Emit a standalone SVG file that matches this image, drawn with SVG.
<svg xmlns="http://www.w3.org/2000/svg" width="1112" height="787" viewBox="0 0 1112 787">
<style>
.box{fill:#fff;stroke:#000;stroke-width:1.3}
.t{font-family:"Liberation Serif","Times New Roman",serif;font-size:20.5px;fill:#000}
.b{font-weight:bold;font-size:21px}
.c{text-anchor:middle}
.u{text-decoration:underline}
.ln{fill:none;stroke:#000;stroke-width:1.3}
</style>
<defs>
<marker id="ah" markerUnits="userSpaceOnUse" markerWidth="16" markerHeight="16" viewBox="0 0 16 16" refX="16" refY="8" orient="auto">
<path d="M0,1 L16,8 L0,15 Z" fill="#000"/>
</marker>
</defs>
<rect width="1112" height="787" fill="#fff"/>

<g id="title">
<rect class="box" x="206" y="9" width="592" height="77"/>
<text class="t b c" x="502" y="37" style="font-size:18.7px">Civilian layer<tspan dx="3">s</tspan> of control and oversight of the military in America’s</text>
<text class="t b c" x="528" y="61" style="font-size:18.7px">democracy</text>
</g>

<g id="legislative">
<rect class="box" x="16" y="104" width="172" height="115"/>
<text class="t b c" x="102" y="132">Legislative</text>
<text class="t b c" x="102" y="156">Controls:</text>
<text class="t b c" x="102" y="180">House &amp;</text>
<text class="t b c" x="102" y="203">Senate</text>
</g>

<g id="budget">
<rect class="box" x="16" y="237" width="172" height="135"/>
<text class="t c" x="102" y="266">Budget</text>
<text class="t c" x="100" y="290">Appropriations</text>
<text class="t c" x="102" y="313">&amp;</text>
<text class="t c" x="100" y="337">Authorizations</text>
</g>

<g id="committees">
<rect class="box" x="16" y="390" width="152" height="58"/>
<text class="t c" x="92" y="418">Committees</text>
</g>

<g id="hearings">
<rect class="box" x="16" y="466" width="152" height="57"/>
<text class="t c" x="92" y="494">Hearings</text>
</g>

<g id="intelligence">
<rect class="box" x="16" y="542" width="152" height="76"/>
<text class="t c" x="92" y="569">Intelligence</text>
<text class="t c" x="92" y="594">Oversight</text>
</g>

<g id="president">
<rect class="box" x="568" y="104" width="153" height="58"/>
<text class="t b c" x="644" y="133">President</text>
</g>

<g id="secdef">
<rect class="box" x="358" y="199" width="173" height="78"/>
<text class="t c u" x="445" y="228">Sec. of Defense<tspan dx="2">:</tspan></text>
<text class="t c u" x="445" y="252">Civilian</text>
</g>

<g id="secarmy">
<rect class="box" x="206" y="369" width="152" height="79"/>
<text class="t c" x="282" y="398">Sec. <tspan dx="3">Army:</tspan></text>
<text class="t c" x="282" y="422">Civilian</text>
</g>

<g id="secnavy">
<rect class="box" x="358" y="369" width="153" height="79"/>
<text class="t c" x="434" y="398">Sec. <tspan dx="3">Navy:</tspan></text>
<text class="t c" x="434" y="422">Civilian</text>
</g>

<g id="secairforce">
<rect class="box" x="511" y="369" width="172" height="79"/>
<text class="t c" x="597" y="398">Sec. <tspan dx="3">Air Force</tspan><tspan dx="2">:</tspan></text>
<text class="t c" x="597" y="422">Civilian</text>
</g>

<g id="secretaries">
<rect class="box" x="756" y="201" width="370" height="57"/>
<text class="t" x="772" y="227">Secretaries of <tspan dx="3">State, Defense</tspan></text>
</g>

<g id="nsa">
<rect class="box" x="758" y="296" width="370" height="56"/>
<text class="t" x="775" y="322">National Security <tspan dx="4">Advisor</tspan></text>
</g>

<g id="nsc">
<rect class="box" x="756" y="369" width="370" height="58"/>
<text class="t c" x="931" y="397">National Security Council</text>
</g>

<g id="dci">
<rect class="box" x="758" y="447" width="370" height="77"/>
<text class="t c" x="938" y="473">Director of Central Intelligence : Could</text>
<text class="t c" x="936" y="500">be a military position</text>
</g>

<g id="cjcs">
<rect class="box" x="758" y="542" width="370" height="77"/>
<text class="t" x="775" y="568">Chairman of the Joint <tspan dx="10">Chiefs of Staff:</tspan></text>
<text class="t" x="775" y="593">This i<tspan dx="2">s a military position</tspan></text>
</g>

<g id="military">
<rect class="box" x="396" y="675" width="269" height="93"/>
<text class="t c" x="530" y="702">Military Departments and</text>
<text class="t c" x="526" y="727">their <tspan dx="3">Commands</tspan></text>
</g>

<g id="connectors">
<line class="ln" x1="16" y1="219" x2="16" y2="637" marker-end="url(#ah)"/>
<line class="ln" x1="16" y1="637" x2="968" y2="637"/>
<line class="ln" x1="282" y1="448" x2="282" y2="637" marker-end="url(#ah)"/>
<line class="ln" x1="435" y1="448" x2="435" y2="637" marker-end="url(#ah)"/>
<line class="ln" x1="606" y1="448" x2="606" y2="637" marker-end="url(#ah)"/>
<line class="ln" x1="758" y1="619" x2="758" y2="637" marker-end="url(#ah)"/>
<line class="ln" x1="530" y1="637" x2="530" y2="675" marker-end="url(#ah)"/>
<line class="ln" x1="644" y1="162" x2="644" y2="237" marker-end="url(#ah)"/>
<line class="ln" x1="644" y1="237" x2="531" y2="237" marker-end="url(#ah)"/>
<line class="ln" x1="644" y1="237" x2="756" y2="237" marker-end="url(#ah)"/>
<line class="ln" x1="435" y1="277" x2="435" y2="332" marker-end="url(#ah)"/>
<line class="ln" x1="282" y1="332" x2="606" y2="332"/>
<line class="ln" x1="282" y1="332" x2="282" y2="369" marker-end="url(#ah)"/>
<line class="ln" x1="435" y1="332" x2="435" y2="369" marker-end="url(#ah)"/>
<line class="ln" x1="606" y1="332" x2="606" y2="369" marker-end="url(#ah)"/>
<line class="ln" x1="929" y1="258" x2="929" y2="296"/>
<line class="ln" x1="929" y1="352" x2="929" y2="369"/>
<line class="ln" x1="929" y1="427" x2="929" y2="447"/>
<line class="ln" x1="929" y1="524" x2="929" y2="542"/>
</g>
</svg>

**WHAT YOU HAVE TO DO**
Reproduce each line of the material above precisely.

**OUTPUT OF THE TASK**
Emit a standalone SVG file that matches this image, drawn with SVG.
<svg xmlns="http://www.w3.org/2000/svg" width="1112" height="787" viewBox="0 0 1112 787">
<style>
.box{fill:#fff;stroke:#000;stroke-width:1.3}
.t{font-family:"Liberation Serif","Times New Roman",serif;font-size:20.5px;fill:#000}
.b{font-weight:bold;font-size:21px}
.c{text-anchor:middle}
.u{text-decoration:underline}
.ln{fill:none;stroke:#000;stroke-width:1.3}
</style>
<defs>
<marker id="ah" markerUnits="userSpaceOnUse" markerWidth="16" markerHeight="16" viewBox="0 0 16 16" refX="16" refY="8" orient="auto">
<path d="M0,1 L16,8 L0,15 Z" fill="#000"/>
</marker>
</defs>
<rect width="1112" height="787" fill="#fff"/>

<g id="title">
<rect class="box" x="206" y="9" width="592" height="77"/>
<text class="t b c" x="502" y="37" style="font-size:18.7px">Civilian layer<tspan dx="3">s</tspan> of control and oversight of the military in America’s</text>
<text class="t b c" x="528" y="61" style="font-size:18.7px">democracy</text>
</g>

<g id="legislative">
<rect class="box" x="16" y="104" width="172" height="115"/>
<text class="t b c" x="102" y="132">Legislative</text>
<text class="t b c" x="102" y="156">Controls:</text>
<text class="t b c" x="102" y="180">House &amp;</text>
<text class="t b c" x="102" y="203">Senate</text>
</g>

<g id="budget">
<rect class="box" x="16" y="237" width="172" height="135"/>
<text class="t c" x="102" y="266">Budget</text>
<text class="t c" x="100" y="290">Appropriations</text>
<text class="t c" x="102" y="313">&amp;</text>
<text class="t c" x="100" y="337">Authorizations</text>
</g>

<g id="committees">
<rect class="box" x="16" y="390" width="152" height="58"/>
<text class="t c" x="92" y="418">Committees</text>
</g>

<g id="hearings">
<rect class="box" x="16" y="466" width="152" height="57"/>
<text class="t c" x="92" y="494">Hearings</text>
</g>

<g id="intelligence">
<rect class="box" x="16" y="542" width="152" height="76"/>
<text class="t c" x="92" y="569">Intelligence</text>
<text class="t c" x="92" y="594">Oversight</text>
</g>

<g id="president">
<rect class="box" x="568" y="104" width="153" height="58"/>
<text class="t b c" x="644" y="133">President</text>
</g>

<g id="secdef">
<rect class="box" x="358" y="199" width="173" height="78"/>
<text class="t c u" x="445" y="228">Sec. of Defense<tspan dx="2">:</tspan></text>
<text class="t c u" x="445" y="252">Civilian</text>
</g>

<g id="secarmy">
<rect class="box" x="206" y="369" width="152" height="79"/>
<text class="t c" x="282" y="398">Sec. <tspan dx="3">Army:</tspan></text>
<text class="t c" x="282" y="422">Civilian</text>
</g>

<g id="secnavy">
<rect class="box" x="358" y="369" width="153" height="79"/>
<text class="t c" x="434" y="398">Sec. <tspan dx="3">Navy:</tspan></text>
<text class="t c" x="434" y="422">Civilian</text>
</g>

<g id="secairforce">
<rect class="box" x="511" y="369" width="172" height="79"/>
<text class="t c" x="597" y="398">Sec. <tspan dx="3">Air Force</tspan><tspan dx="2">:</tspan></text>
<text class="t c" x="597" y="422">Civilian</text>
</g>

<g id="secretaries">
<rect class="box" x="756" y="201" width="370" height="57"/>
<text class="t" x="772" y="227">Secretaries of <tspan dx="3">State, Defense</tspan></text>
</g>

<g id="nsa">
<rect class="box" x="758" y="296" width="370" height="56"/>
<text class="t" x="775" y="322">National Security <tspan dx="4">Advisor</tspan></text>
</g>

<g id="nsc">
<rect class="box" x="756" y="369" width="370" height="58"/>
<text class="t c" x="931" y="397">National Security Council</text>
</g>

<g id="dci">
<rect class="box" x="758" y="447" width="370" height="77"/>
<text class="t c" x="938" y="473">Director of Central Intelligence : Could</text>
<text class="t c" x="936" y="500">be a military position</text>
</g>

<g id="cjcs">
<rect class="box" x="758" y="542" width="370" height="77"/>
<text class="t" x="775" y="568">Chairman of the Joint <tspan dx="10">Chiefs of Staff:</tspan></text>
<text class="t" x="775" y="593">This i<tspan dx="2">s a military position</tspan></text>
</g>

<g id="military">
<rect class="box" x="396" y="675" width="269" height="93"/>
<text class="t c" x="530" y="702">Military Departments and</text>
<text class="t c" x="526" y="727">their <tspan dx="3">Commands</tspan></text>
</g>

<g id="connectors">
<line class="ln" x1="16" y1="219" x2="16" y2="637" marker-end="url(#ah)"/>
<line class="ln" x1="16" y1="637" x2="968" y2="637"/>
<line class="ln" x1="282" y1="448" x2="282" y2="637" marker-end="url(#ah)"/>
<line class="ln" x1="435" y1="448" x2="435" y2="637" marker-end="url(#ah)"/>
<line class="ln" x1="606" y1="448" x2="606" y2="637" marker-end="url(#ah)"/>
<line class="ln" x1="758" y1="619" x2="758" y2="637" marker-end="url(#ah)"/>
<line class="ln" x1="530" y1="637" x2="530" y2="675" marker-end="url(#ah)"/>
<line class="ln" x1="644" y1="162" x2="644" y2="237" marker-end="url(#ah)"/>
<line class="ln" x1="644" y1="237" x2="531" y2="237" marker-end="url(#ah)"/>
<line class="ln" x1="644" y1="237" x2="756" y2="237" marker-end="url(#ah)"/>
<line class="ln" x1="435" y1="277" x2="435" y2="332" marker-end="url(#ah)"/>
<line class="ln" x1="282" y1="332" x2="606" y2="332"/>
<line class="ln" x1="282" y1="332" x2="282" y2="369" marker-end="url(#ah)"/>
<line class="ln" x1="435" y1="332" x2="435" y2="369" marker-end="url(#ah)"/>
<line class="ln" x1="606" y1="332" x2="606" y2="369" marker-end="url(#ah)"/>
<line class="ln" x1="929" y1="258" x2="929" y2="296"/>
<line class="ln" x1="929" y1="352" x2="929" y2="369"/>
<line class="ln" x1="929" y1="427" x2="929" y2="447"/>
<line class="ln" x1="929" y1="524" x2="929" y2="542"/>
</g>
</svg>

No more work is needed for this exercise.